Sen. John Cornyn, R-Texas, said on "Face the Nation" that the Senate will vote Tuesday on a resolution outlining how the trial will be conducted. He said it would mirror the format for the 1999 impeachment trial of President Bill Clinton by having both sides present their cases before deciding if additional testimony was needed. 

"We have a two-phase deal here like we did under the Clinton trial. First, we're going to hear from the managers and arguments on both sides and see what kind of case they have," said Sen. Richard Shelby, R-Ala., on "This Week." 

Sen. Dick Durbin, D-Ill., said on "Meet the Press" that Democrats don't know what McConnell will propose on Tuesday, but warned "the American people expect a real trial to have real witnesses and evidence." 

"The Senate itself is on trial, as far as I'm concerned, and the jury's the American people," Durbin said. "The question is whether or not we are going to have a fair trial, whether the members of the Senate are going to be loyal to the Constitution or loyal to the president."

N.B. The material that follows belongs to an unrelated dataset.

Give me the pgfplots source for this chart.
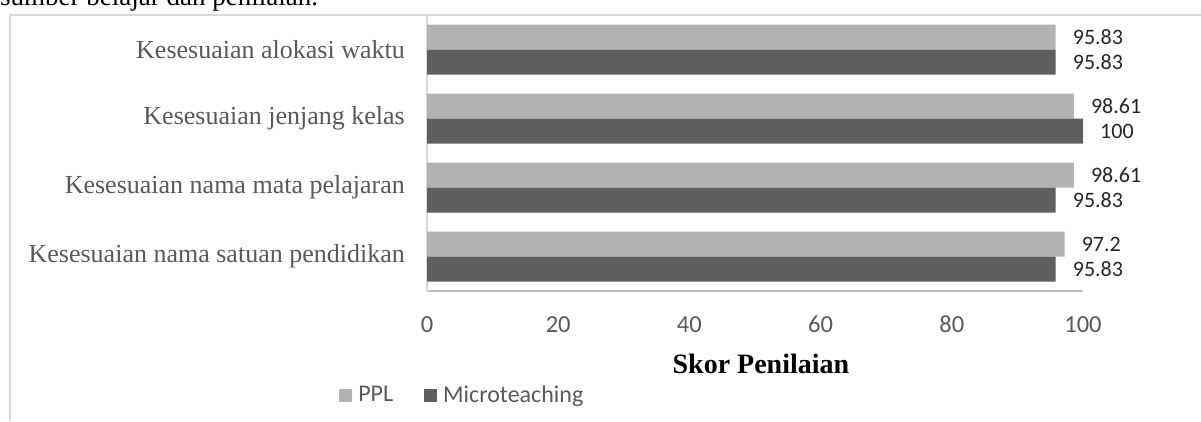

Durbin said he thought Republicans were still debating among themselves whether calling Hunter Biden as a witness "is really in their best interest" or if it would be "more theater than it should be."  

Defense attorney Alan Dershowitz, who is part of Trump's legal team, said on "This Week" that calling witnesses "will delay the trial considerably." 

"The president will invoke executive privilege as to people like John Bolton. That will have to go to the court and we'll have to have a resolution of that before the trial continues," Dershowitz warned.